Pour une gouvernance de dialogue
Sur le thème « Dialogue et gouvernance », l’École des cadres missionnés (ECM) et le Sgec ont organisé les 1er et 2 avril dernier un séminaire à Montrouge (92). Objectif : croiser les regards pour aider les responsables de l’institution à développer une posture professionnelle en cohérence avec le projet de l’enseignement catholique.
Nicole Priou
« L’absence de responsabilité en partage fait du mal aux personnes », a déclaré Pascal Balmand, secrétaire général de l’enseignement catholique en ouverture du séminaire « Dialogue et gouvernance : l’altérité une chance » organisé par l’ECM (École des cadres missionnés) et le Sgec, le 1er avril dernier à Montrouge (92). C’est pourquoi, il est nécessaire de fonder la gouvernance sur le dialogue et l’intelligence collective.
Apports d’experts – exégète, philosophe, théologiens – et travaux de groupes se sont succédés pendant deux jours pour éclairer les pratiques et repérer les conditions d’une gouvernance féconde pour l’enseignement catholique. Béatrice Oiry, bibliste à l’Université catholique de l’Ouest (Uco), a commenté les trois premiers chapitres de la Genèse en rappelant que le langage peut être source de vérité ou de mensonge, à l’image de la langue bifide du serpent. Alors comment favoriser une parole de vérité ?
« On a souvent l’habitude d’opposer la parole et les actes or la parole peut être un acte », a fait remarquer, quant à lui, Fred Poché, philosophe à l’UCO, qui a listé les obstacles au dialogue : enfermement identitaire, approche prosélyte, peur de l’autre, survalorisation de modèles, relativisme, non contrôle de l’émotionnel. Pour les surmonter, le respect de quelques règles s’impose : ouverture à la pensée des autres, place pour le doute, courage pour assumer les conflits…
En fin de première journée, Véronique Margron, théologienne, a éclairé le concept d’altérité : « La relation d’altérité se tisse à l’articulation du proche et du lointain. » C’est « un labeur pour échapper à la fusion, à la domination, à la toute-puissance », « une condition sine qua non de la gouvernance ». Face à la vulnérabilité, condition du genre humain, comment « alléger le fardeau » ? « La pratique de la gouvernance n’a d’autre objet que de rendre possible ce qui ne le serait pas sans elle », a-t-elle insisté. D’où l’importance d’être à sa juste place et d’offrir à l’autre la possibilité de trouver la sienne.
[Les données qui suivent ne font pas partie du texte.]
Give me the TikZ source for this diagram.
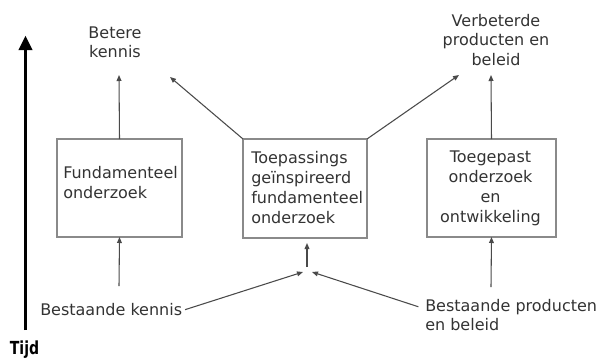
\documentclass[tikz,border=0pt]{standalone}
\usepackage{fontspec}
\usepackage{graphicx}
\setmainfont{DejaVu Sans}
\usetikzlibrary{arrows.meta}
\definecolor{boxline}{HTML}{8A8A8A}
\definecolor{ink}{HTML}{333333}
\definecolor{wire}{HTML}{4A4A4A}
\begin{document}
\begin{tikzpicture}[x=0.75pt,y=-0.75pt,
  box/.style={draw=boxline,line width=1.1pt,inner sep=0pt,outer sep=0pt},
  txt/.style={text=ink,inner sep=0pt,font=\fontsize{12pt}{15pt}\selectfont},
  lbl/.style={text=ink,inner sep=0pt,font=\fontsize{12pt}{14.5pt}\selectfont},
  conn/.style={draw=wire,line width=0.8pt,-{Triangle[length=4.5pt,width=3.6pt]}}]
\useasboundingbox (0,0) rectangle (601,358);

% time axis
\coordinate (axbot) at (25.5,330);
\coordinate (axtop) at (25.5,35.5);
\draw[line width=2.4pt,-{Triangle[length=11pt,width=10pt]}] (axbot) -- (axtop);
\node[anchor=base,inner sep=0pt,text=black] (tijd) at (24.5,354.5)
  {\scalebox{0.78}[1]{\fontsize{13.5pt}{16pt}\selectfont\bfseries Tijd}};

% research boxes
\node[box,minimum width=93.75pt,minimum height=73.5pt] (fund) at (119.5,188) {};
\node[box,minimum width=93pt,minimum height=74.25pt] (toep) at (305,188.5) {};
\node[box,minimum width=96.75pt,minimum height=73.5pt] (toeg) at (491.5,188) {};

% box texts (anchored at the baseline of their last line)
\node[txt,anchor=base west,align=left] (fundtxt) at (63,198)
  {Fundamenteel\\onderzoek};
\node[txt,anchor=base west,align=left] (toeptxt) at (251,223)
  {Toepassings\\geïnspireerd\\fundamenteel\\onderzoek};
\node[txt,anchor=base,align=center] (toegtxt) at (490.5,222)
  {Toegepast\\onderzoek\\en\\ontwikkeling};

% outcomes
\node[lbl,anchor=base,align=center] (beter) at (115,57.5) {Betere\\kennis};
\node[lbl,anchor=base,align=center] (verb) at (496,65)
  {Verbeterde\\producten en\\beleid};

% starting points
\node[lbl,anchor=base west] (bk) at (40,315) {Bestaande kennis};
\node[lbl,anchor=base west,align=left] (bp) at (425,330.5)
  {Bestaande producten\\en beleid};

% arrow ends
\coordinate (o1) at (119,75);
\coordinate (o2) at (170,77);
\coordinate (o3) at (459,75);
\coordinate (o4) at (491,75);
\coordinate (i1) at (119,286);
\coordinate (i3) at (491,287);
\coordinate (mbot) at (307,267);
\coordinate (mtop) at (307,243);
\coordinate (jk) at (303,272);
\coordinate (jp) at (312,272);

\draw[conn] (fund.north) -- (o1);
\draw[conn] (toep.north west) -- (o2);
\draw[conn] (toep.north east) -- (o3);
\draw[conn] (toeg.north) -- (o4);
\draw[conn] (i1) -- (fund.south);
\draw[conn] (i3) -- (toeg.south);
\draw[conn] (mbot) -- (mtop);
\draw[conn] ([xshift=2pt,yshift=4pt]bk.base east) -- (jk);
\draw[conn] ([xshift=-5pt,yshift=-6pt]bp.north west) -- (jp);
\end{tikzpicture}
\end{document}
Travailler au bonheur de soi et d’autrui
Caroline Runacher, doyenne de la faculté de théologie de Lille, a introduit la deuxième journée par une méditation, faisant écho aux propos de la veille : « Gouverner, c’est travailler au bonheur de soi et d’autrui en favorisant la place juste qui permet plus de bonheur dans le service. » François Chiron, théologien, a ensuite rappelé que l’Église ne fonctionne pas sur le modèle démocratique mais que certaines procédures issues de ce modèle pourraient être transposées à la gouvernance des établissements scolaires : rendre compte, faire place à la parole, prévoir des instances de contrôle. C’est l’abus de pouvoir, lié à une manière déviante de concevoir le fonctionnement de l’autorité, qui entrave une gouvernance de dialogue. La synodalité passe par le discernement, à plusieurs, de ce qui est bon ici et maintenant. Joseph Herveau, en charge de la pastorale au Sgec, a enfin mis en garde contre une tentation : choisir le dialogue plus pour être écouté que pour écouter ; plus pour trouver une place que pour donner une place à l’autre ; plus pour être reconnu que pour reconnaître autrui. La question de la place que l’on cherche, que l’on trouve ou pas, que l’on donne ou pas est revenue avec insistance pendant ces deux journées. En guise de synthèse, Jérôme Brunet, adjoint au secrétaire général, a repris une question de chaque intervention, offrant ainsi aux participants des pistes de travail pour des prolongements avec leurs équipes.